My first posting sounds more negative than I thought. I’m somewhat schitzophrenic about Pollack, I lurch from liking him a lot to thinking he is tickling me somewhere inappropriately. RW I guess the fact that he can be argued over, says his reputation, if not necessarily his paintings have made an impact. I have to admit, if his paintings had been better edited and he had destroyed a few it is possible I might be more easily convinced by him. The Tate exhibition was somewhat eratic in quality.

edith Lopez
3 years ago

De vez en cuando un pintor tiene que destruir la pintura. Cezanne hizo eso.
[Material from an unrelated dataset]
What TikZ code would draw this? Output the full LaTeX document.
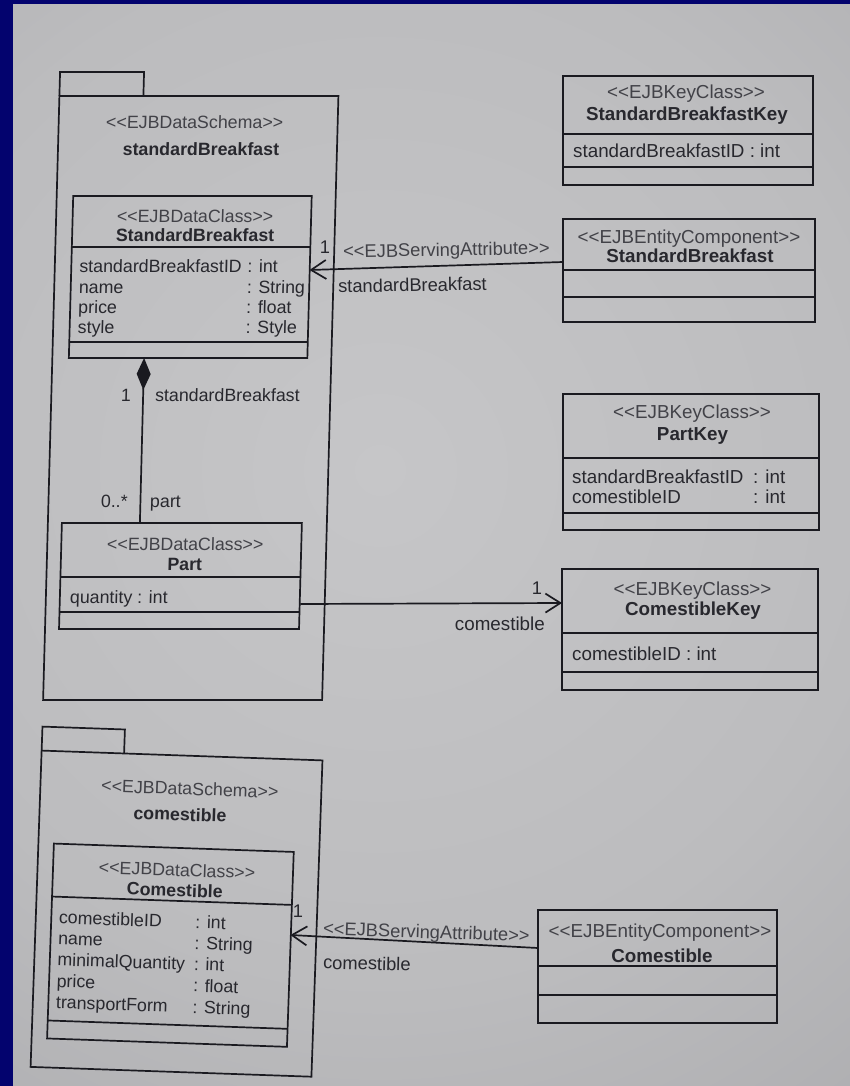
\documentclass[tikz,border=0pt]{standalone}
\usepackage{fontspec}
\setmainfont{Liberation Sans}
\usetikzlibrary{arrows.meta}

\definecolor{navyframe}{RGB}{3,3,110}
\definecolor{paperA}{RGB}{198,198,200}
\definecolor{paperB}{RGB}{188,188,190}
\definecolor{paperC}{RGB}{168,168,171}
\definecolor{paperD}{RGB}{146,146,150}
\definecolor{paperE}{RGB}{100,100,102}
\definecolor{paperF}{RGB}{74,74,76}
\definecolor{ink}{RGB}{26,26,32}
\definecolor{inktext}{RGB}{40,40,46}
\definecolor{inksoft}{RGB}{66,66,72}

\pgfdeclareradialshading{papervignette}{\pgfpoint{0bp}{0bp}}{%
  color(0bp)=(paperA); color(15bp)=(paperB); color(28bp)=(paperC);
  color(38bp)=(paperD); color(44bp)=(paperE); color(50bp)=(paperF)}

% stereotype brackets typed as two separate angle signs
\newcommand{\sttype}[1]{<\kern0pt<#1>\kern0pt>}

\begin{document}
\begin{tikzpicture}[x={(1pt,0pt)}, y={(0pt,-1pt)},
  box/.style={draw=ink, line width=1.7pt, rectangle, inner sep=0pt, outer sep=0pt},
  txt/.style={inner sep=0pt, text height=12.5pt, text depth=1pt,
              font=\fontsize{#1}{20}\selectfont, text=inktext},
  txt/.default=17.8,
  stereo/.style={txt=#1, text=inksoft},
  stereo/.default=17.8,
  cname/.style={txt=#1, font=\fontsize{#1}{20}\selectfont\bfseries},
  cname/.default=17.8,
  divider/.style={draw=ink, line width=1.7pt},
  link/.style={draw=ink, line width=1.7pt},
  navarrow/.style={link, -{Straight Barb[length=15pt, width=19pt]}},
  comp/.style={link, {Diamond[length=32pt, width=14pt]}-}
]
\useasboundingbox (0,0) rectangle (850,1086);

% photographed page: navy frame and vignetted paper
\fill[navyframe] (0,0) rectangle (850,1086);
\begin{scope}
  \clip (13,5) rectangle (850,1086);
  \shade[shading=papervignette] (-470,-380) rectangle (1230,1320);
\end{scope}

% ---------------- package standardBreakfast ----------------
\begin{scope}[xslant=0.027, transform shape]
  \draw[link] (62,96) -- (62,72) -- (146,72) -- (146,96);
  \node[box, anchor=north west, minimum width=279pt, minimum height=604pt] (pkg1) at (62,96) {};
  \node[stereo] (pkg1st) at (198,123) {\sttype{EJBDataSchema}};
  \node[cname]  (pkg1nm) at (205,150) {standardBreakfast};

  % data class StandardBreakfast
  \node[box, anchor=north west, minimum width=238.5pt, minimum height=162pt] (sbc) at (78.5,196) {};
  \draw[divider] (78.5,247) -- (317,247);
  \draw[divider] (78.5,342) -- (317,342);
  \node[stereo] (sbcst) at (201,217) {\sttype{EJBDataClass}};
  \node[cname]  (sbcnm) at (201.5,236) {StandardBreakfast};
  \node[txt, anchor=west] (sba1) at (86.5,267) {standardBreakfastID};
  \node[txt, anchor=west] (sba2) at (86.5,288) {name};
  \node[txt, anchor=west] (sba3) at (86.5,308) {price};
  \node[txt, anchor=west] (sba4) at (86.5,328) {style};
  \node[txt, anchor=west] (sbt1) at (254.5,267) {: int};
  \node[txt, anchor=west] (sbt2) at (254.5,288) {: String};
  \node[txt, anchor=west] (sbt3) at (254.5,308) {: float};
  \node[txt, anchor=west] (sbt4) at (254.5,328) {: Style};

  % data class Part
  \node[box, anchor=north west, minimum width=240pt, minimum height=106pt] (part) at (76,523) {};
  \draw[divider] (76,577) -- (316,577);
  \draw[divider] (76,612) -- (316,612);
  \node[stereo] (partst) at (200,545) {\sttype{EJBDataClass}};
  \node[cname]  (partnm) at (200,565) {Part};
  \node[txt, anchor=west] (parta1) at (86,598) {quantity : int};

  % role labels of the composition
  \node[txt] (compm1) at (136.7,396) {1};
  \node[txt, anchor=west] (compr1) at (165.7,396) {standardBreakfast};
  \node[txt, anchor=east] (compm2) at (141.5,502) {0..*};
  \node[txt, anchor=west] (compr2) at (163.5,502) {part};
\end{scope}

% ---------------- package comestible ----------------
\begin{scope}[rotate around={-2:(180,900)}, transform shape]
  \draw[link] (36.5,755.5) -- (36.5,731.5) -- (119,731.5) -- (119,755.5);
  \node[box, anchor=north west, minimum width=281pt, minimum height=316.5pt] (pkg2) at (36.5,755.5) {};
  \node[stereo] (pkg2st) at (186,789) {\sttype{EJBDataSchema}};
  \node[cname]  (pkg2nm) at (177,815) {comestible};

  % data class Comestible
  \node[box, anchor=north west, minimum width=240pt, minimum height=195pt] (cc) at (52,848) {};
  \draw[divider] (52,901) -- (292,901);
  \draw[divider] (52,1025) -- (292,1025);
  \node[stereo] (ccst) at (176,870.5) {\sttype{EJBDataClass}};
  \node[cname]  (ccnm) at (174.5,891) {Comestible};
  \node[txt, anchor=west] (cca1) at (59.5,922) {comestibleID};
  \node[txt, anchor=west] (cca2) at (59.5,943) {name};
  \node[txt, anchor=west] (cca3) at (59.5,964) {minimalQuantity};
  \node[txt, anchor=west] (cca4) at (59.5,985.5) {price};
  \node[txt, anchor=west] (cca5) at (59.5,1007) {transportForm};
  \node[txt, anchor=west] (cct1) at (196,922) {: int};
  \node[txt, anchor=west] (cct2) at (196,943) {: String};
  \node[txt, anchor=west] (cct3) at (196,964) {: int};
  \node[txt, anchor=west] (cct4) at (196,985.5) {: float};
  \node[txt, anchor=west] (cct5) at (196,1007) {: String};
\end{scope}

% ---------------- key classes and entity components ----------------
% StandardBreakfastKey
\node[box, anchor=north west, minimum width=250pt, minimum height=109pt] (sbkey) at (563,76) {};
\draw[divider] (563,134) -- (813,134);
\draw[divider] (563,167) -- (813,167);
\node[stereo=18.8] (sbkeyst) at (686,93) {\sttype{EJBKeyClass}};
\node[cname=18.8]  (sbkeynm) at (687,115) {StandardBreakfastKey};
\node[txt=18.8, anchor=west] (sbkeya1) at (573,152) {standardBreakfastID : int};

% entity component StandardBreakfast
\node[box, anchor=north west, minimum width=252pt, minimum height=103pt] (sbent) at (563,219) {};
\draw[divider] (563,270) -- (815,270);
\draw[divider] (563,297) -- (815,297);
\node[stereo=18.8] (sbentst) at (689,238) {\sttype{EJBEntityComponent}};
\node[cname=18.8]  (sbentnm) at (690,257) {StandardBreakfast};

% PartKey
\node[box, anchor=north west, minimum width=256pt, minimum height=136pt] (pkey) at (563,394) {};
\draw[divider] (563,458) -- (819,458);
\draw[divider] (563,513) -- (819,513);
\node[stereo=18.8] (pkeyst) at (692,413) {\sttype{EJBKeyClass}};
\node[cname=18.8]  (pkeynm) at (692.5,435) {PartKey};
\node[txt=18.8, anchor=west] (pkeya1) at (572,478) {standardBreakfastID};
\node[txt=18.8, anchor=west] (pkeya2) at (572,498) {comestibleID};
\node[txt=18.8, anchor=west] (pkeyt1) at (753,478) {: int};
\node[txt=18.8, anchor=west] (pkeyt2) at (753,498) {: int};

% ComestibleKey
\node[box, anchor=north west, minimum width=256pt, minimum height=121pt] (ckey) at (562,569) {};
\draw[divider] (562,633) -- (818,633);
\draw[divider] (562,672) -- (818,672);
\node[stereo=18.8] (ckeyst) at (692.5,590) {\sttype{EJBKeyClass}};
\node[cname=18.8]  (ckeynm) at (693,610) {ComestibleKey};
\node[txt=18.8, anchor=west] (ckeya1) at (572,655) {comestibleID : int};

% entity component Comestible
\node[box, anchor=north west, minimum width=239pt, minimum height=113pt] (cent) at (538,910) {};
\draw[divider] (538,966) -- (777,966);
\draw[divider] (538,995) -- (777,995);
\node[stereo=18.8] (centst) at (660,932) {\sttype{EJBEntityComponent}};
\node[cname=18.8]  (centnm) at (662,957) {Comestible};

% ---------------- connectors ----------------
\draw[comp] ([xshift=-44pt]sbc.south) -- ([xshift=-42pt]part.north);

\draw[navarrow] ([yshift=8.5pt]sbent.west) -- ([yshift=7pt]sbc.east);
\node[txt=18.3] (sa1m) at (325,248) {1};
\node[stereo=18.3, anchor=west, rotate=1] (sa1st) at (343,252) {\sttype{EJBServingAttribute}};
\node[txt=18.3, anchor=west, rotate=1] (sa1r) at (338,287) {standardBreakfast};

\draw[navarrow] ([yshift=-28pt]part.east) -- ([yshift=26.5pt]ckey.west);
\node[txt=18.3] (pcm) at (537,589) {1};
\node[txt=18.8, anchor=east] (pcr) at (545,625) {comestible};

\draw[navarrow] ([yshift=18.5pt]cent.west) -- ([yshift=14.4pt]cc.east);
\node[txt=18.3] (sa2m) at (298,912) {1};
\node[stereo=18.3, anchor=west, rotate=-2] (sa2st) at (323,929) {\sttype{EJBServingAttribute}};
\node[txt=18.3, anchor=west, rotate=-1.5] (sa2r) at (323,963) {comestible};
\end{tikzpicture}
\end{document}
Picasso yambien lo hizo con el cubismo. Y despues Pollock arruinó la idea de una imagen al corno.

charlotte nils
3 years ago

Pollock’s paintings were created on the floor but hung on a wall. The point being that if the paint had been dripped while the canvas was on the wall it would have just dripped…and run. The fact that the paint is suspended gives the work a kind of energy.

thewrongcandidate
3 years ago

It is odd but everyone always seems to forget Pollock’s wife, Lee Krasner. He would have been nothing without her influence. She was the one responsible for introducing him to collectors and galleries and basically taught him what contemporary art was all about.

avery brooke capitano
3 years ago

The Case for Krasner is also on our to-do list, but I felt it made more sense to present a take on Pollock first. We probably should have made mention of her influence and connections in this context, however, and I appreciate your bringing it up here.

julie the vamp
3 years ago

I agree completely and wish Lee Krasners work would get more respect. Sfmoma has a lot of great krasners, lover her work.